Stepping through a door at a movie theater, Swanson leads Burckhardt through a long metal-walled tunnel. Swanson explains that a couple of months earlier, although he does not now remember, Burckhardt had banged on his door late at night with a crazy story, begging to be hidden. The pair had hidden for some time in Swanson's darkroom, waking each morning with a memory of previous days. Then, one night, Burckhardt was late getting to the darkroom, slept outside, and lost his memories. Swanson says that for most of Tylerton's residents, every day is June 15 and is almost the same – apart from the actions of a small group of people, including April Horn, whose job appears to be to expose them to a never-ending variety of advertisements.

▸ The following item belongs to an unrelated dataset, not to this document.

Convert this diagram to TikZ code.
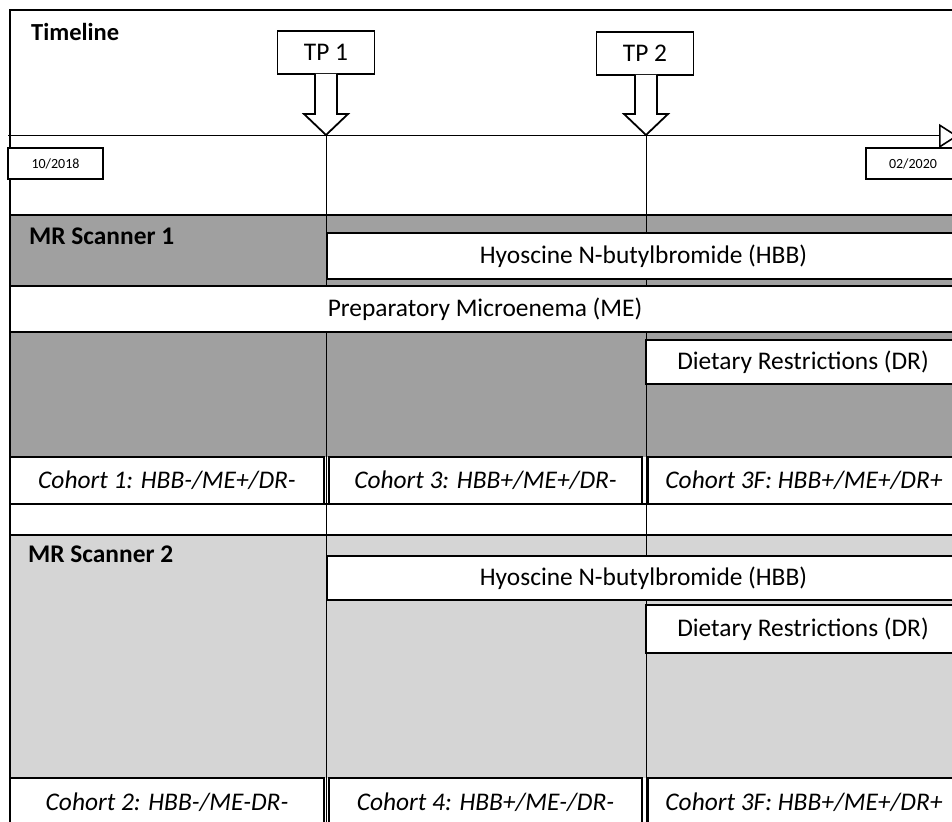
\documentclass[tikz,border=0pt]{standalone}
\usepackage{fontspec}
\setmainfont{Carlito}
\usetikzlibrary{arrows.meta,calc}
\definecolor{dgray}{RGB}{160,160,160}
\definecolor{lgray}{RGB}{213,213,213}
\begin{document}
\begin{tikzpicture}[x=1pt,y=-1pt,
  box/.style={draw, fill=white, line width=1.8pt, inner sep=0pt, outer sep=0pt},
  big/.style={font=\fontsize{25.4}{30}\selectfont},
  bigit/.style={font=\fontsize{25.4}{30}\selectfont\itshape},
  head/.style={font=\fontsize{24.5}{28}\selectfont\bfseries},
  small/.style={font=\fontsize{14}{16}\selectfont},
  sep/.style={line width=1.8pt},
  thinline/.style={line width=1pt},
  barrow/.style={draw, fill=white, line width=1.8pt, line join=miter}]
\useasboundingbox (0,0) rectangle (952,821);
\clip (0,0) rectangle (952,821);
\fill[white] (0,0) rectangle (952,821);
% section backgrounds
\fill[dgray] (10,215) rectangle (960,457);
\fill[lgray] (10,535) rectangle (960,778);
% timeline points and vertical guide lines
\coordinate (t1) at (326,135);
\coordinate (t2) at (646,135);
\coordinate (b1) at (326,840);
\coordinate (b2) at (646,840);
\draw[thinline] (t1) -- (b1);
\draw[thinline] (t2) -- (b2);
% timeline
\coordinate (tl0) at (8,136);
\coordinate (tl1) at (958,136);
\draw[thinline, -{Triangle[open, length=19pt, width=24pt, line width=1.6pt]}] (tl0) -- (tl1);
% outer frame and separators
\draw[sep] (10,840) -- (10,10) -- (970,10);
\draw[sep] (10,215) -- (960,215);
\draw[sep] (10,504) -- (960,504);
\draw[sep] (10,535) -- (960,535);
% headings
\node[head, anchor=base west, inner sep=0pt] (title) at (31,41) {Timeline};
\node[font=\fontsize{25.4}{30}\selectfont\bfseries, anchor=base west, inner sep=0pt] (s1) at (29,244) {MR Scanner 1};
\node[font=\fontsize{25.4}{30}\selectfont\bfseries, anchor=base west, inner sep=0pt] (s2) at (28,562) {MR Scanner 2};
% TP boxes and block arrows
\node[box, big, minimum width=97pt, minimum height=43pt, anchor=north] (tp1) at (326,31) {TP 1};
\node[box, big, minimum width=97pt, minimum height=43pt, anchor=north] (tp2) at (645,32) {TP 2};
\draw[barrow] ($(tp1.south -| t1)+(-11,0)$) -- ($(t1)+(-11,-21)$) -- ($(t1)+(-22,-21)$) -- (t1)
  -- ($(t1)+(22,-21)$) -- ($(t1)+(11,-21)$) -- ($(tp1.south -| t1)+(11,0)$);
\draw[barrow] ($(tp2.south -| t2)+(-11,0)$) -- ($(t2)+(-11,-21)$) -- ($(t2)+(-22,-21)$) -- (t2)
  -- ($(t2)+(22,-21)$) -- ($(t2)+(11,-21)$) -- ($(tp2.south -| t2)+(11,0)$);
% dates
\node[box, small, minimum width=95pt, minimum height=31pt, anchor=north west] (d1) at (8,148) {10/2018};
\node[box, small, minimum width=94pt, minimum height=31pt, anchor=north west] (d2) at (866,148) {02/2020};
% scanner 1
\node[box, big, minimum width=633pt, minimum height=46pt, anchor=north west] (hbb1) at (327,233) {Hyoscine N-butylbromide (HBB)};
\node[box, big, minimum width=950pt, minimum height=46pt, anchor=north west] (me) at (10,286) {Preparatory Microenema (ME)};
\node[box, big, minimum width=314pt, minimum height=44pt, anchor=north west] (dr1) at (646,340) {Dietary Restrictions (DR)};
\node[box, bigit, minimum width=314pt, minimum height=47pt, anchor=north west] (c1) at (10,457) {Cohort 1: HBB-/ME+/DR-};
\node[box, bigit, minimum width=313pt, minimum height=47pt, anchor=north west] (c3) at (329,457) {Cohort 3: HBB+/ME+/DR-};
\node[box, bigit, minimum width=312pt, minimum height=47pt, anchor=north west] (c3f) at (648,457) {Cohort 3F: HBB+/ME+/DR+};
% scanner 2
\node[box, big, minimum width=633pt, minimum height=44pt, anchor=north west] (hbb2) at (327,556) {Hyoscine N-butylbromide (HBB)};
\node[box, big, minimum width=314pt, minimum height=48pt, anchor=north west] (dr2) at (646,605) {Dietary Restrictions (DR)};
\node[box, bigit, minimum width=314pt, minimum height=48pt, anchor=north west] (c2) at (10,778) {Cohort 2: HBB-/ME-DR-};
\node[box, bigit, minimum width=313pt, minimum height=48pt, anchor=north west] (c4) at (329,778) {Cohort 4: HBB+/ME-/DR-};
\node[box, bigit, minimum width=312pt, minimum height=48pt, anchor=north west] (c3f2) at (648,778) {Cohort 3F: HBB+/ME+/DR+};
\end{tikzpicture}
\end{document}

The tunnel leads to the empty halls of the Contro Chemicals plant. They find a gun, and wait in a nearby office. The door opens, and a man enters, followed by April Horn. The man, Mr. Dorchin, who seems to be in charge, denies kidnapping the residents of Tylerton. Pushed beyond endurance, Burckhardt fires, hitting April Horn in the abdomen. There is no blood, and through the wound Burckhardt can see wires. She is a robot. She twitches, and says to Burckhardt "And so are you."

She explains that following a massive explosion at the plant on June 14 that killed all the residents of Tylerton, the advertising executive Mr. Dorchin took the opportunity to re-create the town, transferring memories from the dead residents to a new population of robots which are being used as captive subjects for testing high pressure advertising campaigns. Each night, Dorchin's employees reset the robots' memories in preparation for the next experiment.

Dorchin calmly suggests that they let his maintenance crews 'adjust' them, so they can forget all this, but Burckhardt angrily refuses, saying that if he has to, he will shoot his way out. Dorchin's robot body steps aside, letting Burckhardt out into the corridor. He hurries along, still hoping to make his escape and report Dorchin's illegal actions to the FBI. Opening a door, he finds himself standing on a metal ledge at the edge of a vast chasm. Looming giant-like above him is the flesh-and-blood Dorchin who has created the entire town on a tabletop. Dorchin reaches down to pick up the miniature Burckhardt and sends him off for maintenance.

Burckhardt wakes on the morning of June 15 from a monstrous and incomprehensible dream. In the street outside, a sound-truck blares out election propaganda.

== Interpretation==
In his 2010 discussion of virtual realities in science fiction, Svante Lovén argued that the story is a strongly dystopian and vitriolic attack on the advertising industry that goes beyond its primary target to speculate on the possible consequences of the computer revolution. He suggested that in combining these separate institutional spheres into a single conspiracy, Pohl highlights their common indifference to humanist values. At the end of the story, the conspiracy is extended to include the political system, with the experimental subjects becoming a testing ground for an electoral campaign. Ultimately, Burckhardt is re-programmed to erase his memories – "There is no escaping the system of lies."

==Dramatic adaptations==
The story has been adapted for other media several times, including:
- Two radio adaptations of "Tunnel Under the World" were broadcast as episodes of X Minus One.
- It was produced for television by the BBC in 1966 in series 2 of the anthology series Out of the Unknown. It is one of only four episodes from the thirteen-episode season to survive.
- The story was the basis for the Italian surrealist film The Tunnel Under the World (Il tunnel sotto il mondo) (1969).
- The story inspired the French student short film, "Le 15 Mai" (1969), the directorial debut of Claire Denis.
- A German radio adaptation titled Tylerton was produced by public radio station Süddeutscher Rundfunk. It first aired in 1986 and was resurfaced by the Das war morgen podcast in 2023.

- An American TV movie, Virtual Nightmare (2000) was loosely based on the story.